Protesters are demanding the resignation of Oaxaca Gov. Ulises Ruiz, who they accuse of rigging the 2004 election to win office and sending groups of gun-toting thugs against his opponents.

The demonstrators also want the federal police to leave.

"They don't guarantee security, to the contrary, they scare us and are rude," said Jesus Velasco, 60, a businessman marching Sunday.

Protest leader Flavio Sosa, wanted by state police on conspiracy and riot charges, said the protesters won't look for a fight, but fears police or Ruiz's agents may provoke one.

"Our enemies carry out murders, persecution, and arbitrary arrests," Sosa told The Associated Press on Saturday. "We have the right to defend ourselves."

Archbishop Jose Luis Chavez called for an end to the conflict as he celebrated Mass at the cathedral on the main plaza, or Zocalo, where police are stationed.

"Each person should be committed to bringing about peace," he said

After federal police backed by water cannons took the city center, demonstrators moved their base to the university, which the under Mexican law the police cannot enter without the permission of the rector.

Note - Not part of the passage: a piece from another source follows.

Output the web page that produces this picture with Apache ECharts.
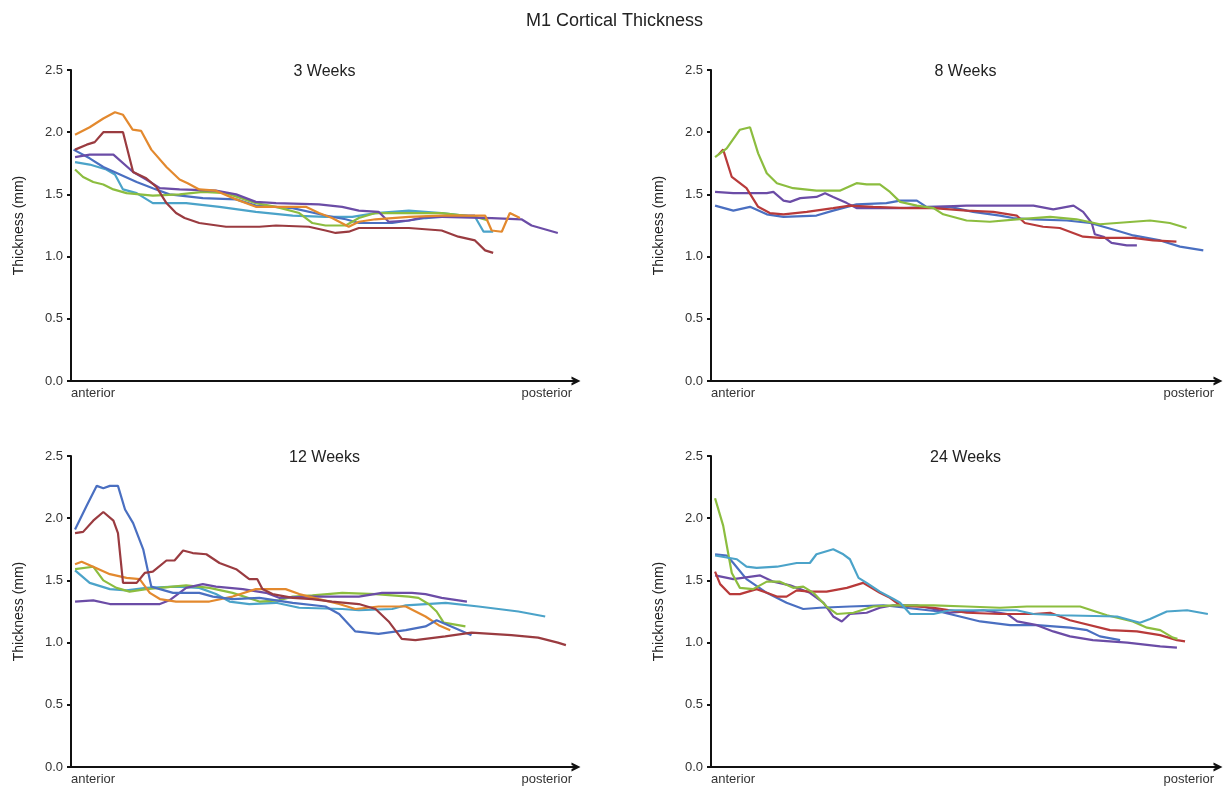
<!DOCTYPE html>
<html>
<head>
<meta charset="utf-8">
<title>M1 Cortical Thickness</title>
<script src="https://cdn.jsdelivr.net/npm/echarts@6/dist/echarts.min.js"></script>
<style>
  html, body { margin: 0; padding: 0; background: #fff; }
  #chart { width: 1229px; height: 790px; }
</style>
</head>
<body>
<div id="chart"></div>
<script>
// Position along the cortex (0 = anterior, 100 = posterior) and thickness in mm.
const chartTitle = 'M1 Cortical Thickness';
const panelTitles = ['3 Weeks', '8 Weeks', '12 Weeks', '24 Weeks'];
const axisEndLabels = ['anterior', 'posterior'];
const yAxisName = 'Thickness (mm)';

// ---- 3 weeks ----
const w3Orange = [[0.8,1.98],[1.1,1.99],[3.7,2.04],[6.4,2.11],[8.7,2.16],[10.3,2.14],[12.2,2.02],[13.9,2.01],[15.9,1.86],[18.9,1.72],[21.5,1.62],[23.1,1.59],[25.4,1.54],[28.7,1.53],[32.7,1.46],[36.6,1.40],[40.6,1.40],[46.5,1.40],[49.1,1.35],[51.7,1.31],[55.0,1.24],[57.0,1.28],[60.3,1.30],[66.9,1.32],[73.4,1.33],[82.0,1.33],[83.3,1.21],[85.3,1.20],[86.9,1.35],[88.9,1.31]];
const w3Red = [[0.8,1.86],[3.1,1.90],[4.7,1.92],[6.4,2.00],[10.3,2.00],[12.3,1.68],[14.9,1.63],[16.9,1.56],[18.9,1.43],[20.8,1.35],[22.5,1.31],[25.4,1.27],[30.7,1.24],[37.3,1.24],[40.6,1.25],[47.1,1.24],[50.4,1.21],[52.4,1.19],[55.0,1.20],[57.0,1.23],[63.6,1.23],[66.9,1.23],[73.4,1.21],[76.7,1.16],[80.0,1.13],[82.0,1.05],[83.6,1.03]];
const w3Purple = [[0.8,1.80],[3.7,1.82],[8.4,1.82],[12.3,1.68],[14.9,1.62],[17.6,1.55],[21.5,1.54],[28.7,1.53],[32.7,1.50],[36.6,1.44],[40.6,1.43],[49.1,1.42],[53.7,1.40],[57.0,1.37],[60.9,1.36],[62.9,1.28],[66.9,1.29],[70.2,1.32],[73.4,1.32],[83.3,1.31],[89.2,1.30],[91.2,1.25],[93.8,1.22],[96.4,1.19]];
const w3Blue = [[0.5,1.86],[3.7,1.79],[6.4,1.72],[9.7,1.66],[13.0,1.60],[16.2,1.55],[19.5,1.50],[26.1,1.47],[32.7,1.46],[36.6,1.41],[43.9,1.39],[50.4,1.33],[54.4,1.30],[57.0,1.27],[63.6,1.27],[70.2,1.31],[76.7,1.33],[80.0,1.33]];
const w3Teal = [[0.8,1.76],[3.7,1.74],[7.0,1.70],[8.7,1.66],[10.3,1.54],[13.0,1.51],[16.2,1.43],[22.8,1.43],[29.4,1.40],[36.6,1.36],[43.9,1.33],[50.4,1.32],[55.7,1.32],[60.3,1.35],[66.9,1.37],[73.4,1.35],[80.0,1.32],[81.7,1.20],[83.6,1.20]];
const w3Green = [[0.8,1.70],[2.4,1.64],[4.4,1.60],[6.4,1.58],[8.4,1.54],[11.0,1.51],[16.2,1.49],[21.5,1.50],[26.1,1.52],[30.7,1.51],[36.6,1.43],[40.6,1.40],[45.2,1.35],[47.8,1.27],[50.4,1.25],[54.4,1.25],[57.0,1.31],[60.3,1.35],[66.9,1.35],[73.4,1.35],[80.0,1.32],[82.6,1.29]];

// ---- 8 weeks ----
const w8Green = [[0.8,1.80],[3.1,1.87],[5.7,2.02],[7.7,2.04],[9.3,1.83],[11.0,1.67],[13.0,1.59],[16.2,1.55],[20.8,1.53],[25.4,1.53],[28.7,1.59],[30.7,1.58],[33.3,1.58],[35.3,1.52],[37.3,1.44],[40.6,1.41],[43.9,1.39],[45.8,1.34],[50.4,1.29],[55.0,1.28],[60.3,1.30],[66.9,1.32],[72.1,1.30],[76.7,1.26],[80.0,1.27],[86.6,1.29],[90.5,1.27],[93.8,1.23]];
const w8Red = [[1.5,1.82],[2.4,1.86],[4.1,1.64],[7.0,1.55],[9.3,1.40],[11.6,1.35],[14.3,1.34],[18.9,1.36],[24.1,1.39],[27.4,1.41],[32.0,1.40],[38.6,1.39],[43.9,1.39],[50.4,1.37],[55.7,1.36],[60.3,1.33],[61.9,1.27],[65.5,1.24],[68.8,1.23],[73.4,1.16],[76.7,1.15],[83.3,1.15],[87.2,1.13],[91.8,1.12]];
const w8Purple = [[0.8,1.52],[4.4,1.51],[11.0,1.51],[12.3,1.52],[14.3,1.45],[15.6,1.44],[17.6,1.47],[20.8,1.48],[22.5,1.51],[24.1,1.48],[26.8,1.43],[28.7,1.39],[37.3,1.39],[43.9,1.40],[50.4,1.41],[57.0,1.41],[63.6,1.41],[67.5,1.38],[71.5,1.41],[73.4,1.36],[75.1,1.27],[75.7,1.18],[77.4,1.16],[79.0,1.11],[82.0,1.09],[84.0,1.09]];
const w8Blue = [[0.8,1.41],[4.4,1.37],[7.7,1.40],[11.0,1.34],[14.3,1.32],[20.8,1.33],[24.1,1.37],[28.7,1.42],[34.6,1.43],[37.3,1.45],[40.6,1.45],[42.5,1.40],[47.1,1.40],[51.7,1.36],[57.0,1.33],[59.6,1.31],[63.6,1.30],[70.2,1.29],[74.8,1.27],[80.0,1.21],[83.3,1.17],[88.6,1.13],[92.5,1.08],[97.1,1.05]];

// ---- 12 weeks ----
const w12Blue = [[0.8,1.91],[3.1,2.10],[5.1,2.26],[6.4,2.24],[7.7,2.26],[9.3,2.26],[10.7,2.07],[12.3,1.96],[14.3,1.75],[15.9,1.45],[17.6,1.43],[20.2,1.40],[25.4,1.40],[28.1,1.37],[32.0,1.35],[37.3,1.36],[43.9,1.32],[50.4,1.29],[53.1,1.23],[56.3,1.09],[60.9,1.07],[66.3,1.10],[70.2,1.13],[72.4,1.18],[75.3,1.13],[79.3,1.06]];
const w12Purple = [[0.8,1.33],[4.4,1.34],[7.7,1.31],[17.6,1.31],[19.5,1.34],[22.8,1.44],[26.1,1.47],[28.7,1.45],[34.0,1.43],[38.6,1.40],[41.2,1.36],[47.1,1.37],[57.0,1.37],[61.6,1.40],[67.5,1.40],[70.2,1.39],[73.4,1.36],[78.4,1.33]];
const w12Red = [[0.8,1.88],[2.4,1.89],[4.4,1.98],[6.4,2.05],[8.4,1.98],[9.3,1.88],[10.3,1.48],[13.0,1.48],[14.6,1.56],[16.2,1.57],[18.9,1.66],[20.5,1.66],[22.2,1.74],[24.1,1.72],[26.8,1.71],[29.4,1.64],[32.7,1.59],[35.3,1.51],[36.9,1.51],[37.9,1.43],[39.9,1.39],[43.9,1.36],[47.8,1.35],[51.7,1.33],[57.0,1.31],[60.3,1.27],[62.9,1.17],[65.5,1.03],[68.2,1.02],[74.1,1.05],[79.3,1.08],[87.2,1.06],[92.5,1.04],[96.4,1.00],[98.0,0.98]];
const w12Orange = [[0.8,1.63],[2.1,1.65],[4.4,1.61],[7.7,1.55],[11.0,1.52],[13.6,1.51],[15.6,1.40],[17.6,1.35],[20.8,1.33],[27.4,1.33],[32.0,1.37],[36.6,1.43],[42.5,1.43],[45.2,1.39],[49.1,1.35],[53.1,1.31],[56.3,1.27],[60.9,1.29],[66.3,1.29],[70.2,1.21],[72.8,1.14],[75.1,1.10]];
const w12Green = [[0.8,1.59],[4.4,1.61],[6.4,1.50],[9.0,1.44],[11.6,1.41],[14.9,1.43],[17.6,1.44],[22.8,1.46],[27.4,1.44],[32.0,1.40],[37.3,1.33],[41.2,1.34],[43.9,1.37],[47.8,1.38],[53.7,1.40],[60.3,1.39],[66.9,1.37],[68.8,1.36],[70.8,1.31],[72.4,1.25],[73.8,1.16],[78.1,1.13]];
const w12Teal = [[0.8,1.58],[3.7,1.48],[7.7,1.43],[11.0,1.42],[14.9,1.44],[20.8,1.45],[25.4,1.44],[28.7,1.39],[31.4,1.33],[35.3,1.31],[40.6,1.32],[45.2,1.28],[53.7,1.27],[57.0,1.26],[63.6,1.27],[66.3,1.30],[74.2,1.32],[80.7,1.29],[88.6,1.25],[93.9,1.21]];

// ---- 24 weeks ----
const w24Green = [[0.8,2.16],[2.4,1.94],[4.1,1.56],[5.7,1.44],[8.3,1.43],[11.0,1.49],[13.6,1.49],[16.2,1.44],[18.2,1.45],[20.2,1.40],[22.8,1.29],[24.8,1.23],[28.1,1.24],[32.0,1.29],[36.0,1.30],[43.9,1.30],[50.4,1.29],[57.0,1.28],[62.3,1.29],[72.8,1.29],[78.1,1.22],[83.2,1.17],[86.0,1.12],[88.6,1.10],[91.1,1.04],[92.0,1.03]];
const w24Teal = [[0.8,1.70],[5.1,1.67],[7.0,1.61],[9.0,1.60],[13.0,1.61],[16.9,1.64],[19.5,1.64],[20.8,1.71],[24.1,1.75],[26.1,1.71],[27.4,1.67],[29.1,1.52],[30.7,1.48],[33.3,1.41],[36.0,1.35],[37.3,1.32],[39.3,1.23],[43.9,1.23],[47.1,1.26],[53.7,1.26],[60.3,1.26],[63.6,1.23],[68.8,1.22],[80.1,1.21],[84.6,1.16],[86.6,1.19],[89.9,1.25],[93.9,1.26],[98.0,1.23]];
const w24Blue = [[0.8,1.71],[3.1,1.70],[4.4,1.64],[7.0,1.51],[11.0,1.40],[14.9,1.32],[18.2,1.27],[21.5,1.28],[27.4,1.29],[34.0,1.30],[40.6,1.27],[45.0,1.25],[49.1,1.21],[53.1,1.17],[59.0,1.14],[64.3,1.14],[70.8,1.12],[74.2,1.10],[76.7,1.05],[80.7,1.02]];
const w24Red = [[0.8,1.57],[1.8,1.47],[3.7,1.39],[5.7,1.39],[9.0,1.43],[11.0,1.40],[13.0,1.37],[14.9,1.37],[16.9,1.42],[19.5,1.41],[22.8,1.41],[26.8,1.44],[30.0,1.48],[33.3,1.40],[35.3,1.36],[37.3,1.30],[43.9,1.28],[50.4,1.24],[57.0,1.23],[63.6,1.23],[66.9,1.24],[70.8,1.18],[78.7,1.10],[84.0,1.09],[88.6,1.06],[91.9,1.02],[93.5,1.01]];
const w24Purple = [[0.8,1.54],[4.4,1.51],[9.7,1.54],[12.3,1.49],[15.6,1.46],[19.5,1.40],[22.2,1.32],[24.1,1.21],[25.8,1.17],[27.4,1.23],[30.7,1.24],[33.3,1.28],[36.0,1.30],[40.6,1.30],[43.9,1.27],[47.1,1.24],[53.7,1.26],[58.4,1.23],[60.4,1.17],[64.3,1.14],[67.5,1.09],[70.8,1.05],[75.3,1.02],[82.1,1.00],[88.6,0.97],[91.9,0.96]];

// Line colours
const C = {
  orange: '#e3892e',
  maroon: '#9a3b40',
  red: '#b83a3a',
  purple: '#6b4ca6',
  blue: '#4a6fc1',
  teal: '#4ba3c9',
  green: '#8cbd3f'
};

const panels = [
  { lines: [[w3Teal, C.teal], [w3Blue, C.blue], [w3Green, C.green], [w3Purple, C.purple], [w3Red, C.maroon], [w3Orange, C.orange]] },
  { lines: [[w8Blue, C.blue], [w8Purple, C.purple], [w8Red, C.red], [w8Green, C.green]] },
  { lines: [[w12Teal, C.teal], [w12Green, C.green], [w12Purple, C.purple], [w12Orange, C.orange], [w12Blue, C.blue], [w12Red, C.maroon]] },
  { lines: [[w24Blue, C.blue], [w24Purple, C.purple], [w24Red, C.red], [w24Green, C.green], [w24Teal, C.teal]] }
];

// Grid boxes for the 2x2 layout
const boxes = [
  { left: 71, top: 70, width: 505, height: 311 },
  { left: 711, top: 70, width: 507, height: 311 },
  { left: 71, top: 456, width: 505, height: 311 },
  { left: 711, top: 456, width: 507, height: 311 }
];

// Open chevron used as the axis arrowhead (points up; ECharts rotates it onto the axis)
const chevron = 'path://M0,10 L5,0 L10,10 L7.2,10 L5,5.4 L2.8,10 Z';

const font = 'Liberation Sans, Arial, Helvetica, sans-serif';
const chart = echarts.init(document.getElementById('chart'), null, { renderer: 'canvas' });

const titles = [{
  text: chartTitle, left: 'center', top: 7,
  textStyle: { fontFamily: font, fontSize: 18, fontWeight: 'normal', color: '#222' }
}];
panelTitles.forEach((t, i) => {
  const b = boxes[i];
  titles.push({
    text: t, left: b.left + b.width / 2 - 4, top: b.top - 11, textAlign: 'center',
    textStyle: { fontFamily: font, fontSize: 16, fontWeight: 'normal', color: '#222' }
  });
});

const grids = boxes.map(b => ({ left: b.left, top: b.top, width: b.width, height: b.height, containLabel: false }));

const xAxes = boxes.map((b, i) => ({
  type: 'value', gridIndex: i, min: 0, max: 100, interval: 100,
  axisLine: { show: true, onZero: false, symbol: ['none', chevron], symbolSize: [9, 9], symbolOffset: [0, 0], lineStyle: { color: '#111', width: 2 } },
  axisTick: { show: false },
  splitLine: { show: false },
  axisLabel: {
    show: true, margin: 6, color: '#333', fontFamily: font, fontSize: 13,
    alignMinLabel: 'left', alignMaxLabel: 'right', padding: [0, 4, 0, 0],
    formatter: v => v === 0 ? axisEndLabels[0] : (v === 100 ? axisEndLabels[1] : '')
  }
}));

const yAxes = boxes.map((b, i) => ({
  type: 'value', gridIndex: i, min: 0, max: 2.5, interval: 0.5,
  name: yAxisName, nameLocation: 'middle', nameGap: 45, nameRotate: 90,
  nameTextStyle: { fontFamily: font, fontSize: 14, color: '#222' },
  axisLine: { show: true, lineStyle: { color: '#111', width: 2 } },
  axisTick: { show: true, length: 4, lineStyle: { color: '#111', width: 2 } },
  splitLine: { show: false },
  axisLabel: { margin: 8, color: '#333', fontFamily: font, fontSize: 13, formatter: v => v.toFixed(1) }
}));

const series = [];
panels.forEach((p, i) => {
  p.lines.forEach(([data, color]) => {
    series.push({
      type: 'line', xAxisIndex: i, yAxisIndex: i, data: data,
      showSymbol: false, symbol: 'none', smooth: false, silent: true,
      lineStyle: { color: color, width: 2.2 },
      animation: false
    });
  });
});

chart.setOption({
  backgroundColor: '#fff',
  animation: false,
  title: titles,
  grid: grids,
  xAxis: xAxes,
  yAxis: yAxes,
  series: series
});
</script>
</body>
</html>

Oaxaca rector Francisco Martinez has said police are not welcome.

Police surrounded the campus on Thursday and battled hundreds of protesters armed with gasoline bombs, stones and fireworks stuffed with glass and nails in a six-hour struggle that left more than 30 people injured.

The Fox administration says the federal troops are neutral in the Oaxaca conflict.

"We do not see them as part of the problem. We see them as part of the solution: to restore a minimal amount of order," Interior Undersecretary Arturo Chavez told foreign reporters Saturday.

On Saturday, masked protesters detained and blindfolded two men near the university, accusing them of being spies for the federal police.

Mexico's Defense Ministry said in a news release Sunday that the men were soldiers who were tied up, beaten and robbed before being released. The Defense Ministry condemned the action but said it maintains its "commitment to the Mexican people" in "staying on the sidelines of the current situation occurring in the capital of the state of Oaxaca."

The protests began in May, when teachers struck for better pay and conditions in one of Mexico's poorest states. When police violently broke up one of their demonstrations in June, protesters expanded their demand to include the ouster of Ruiz and were joined by leftists, Indian groups, students and others.

Among the nine people killed during the Oaxaca conflict was activist-journalist Bradley Roland Will, 36, of New York, who was shot in the stomach while filming a gunbattle on Oct. 27.

Two officials of a municipality on the outskirts of Oaxaca city are in custody in connection with Will's killing, state officials have said.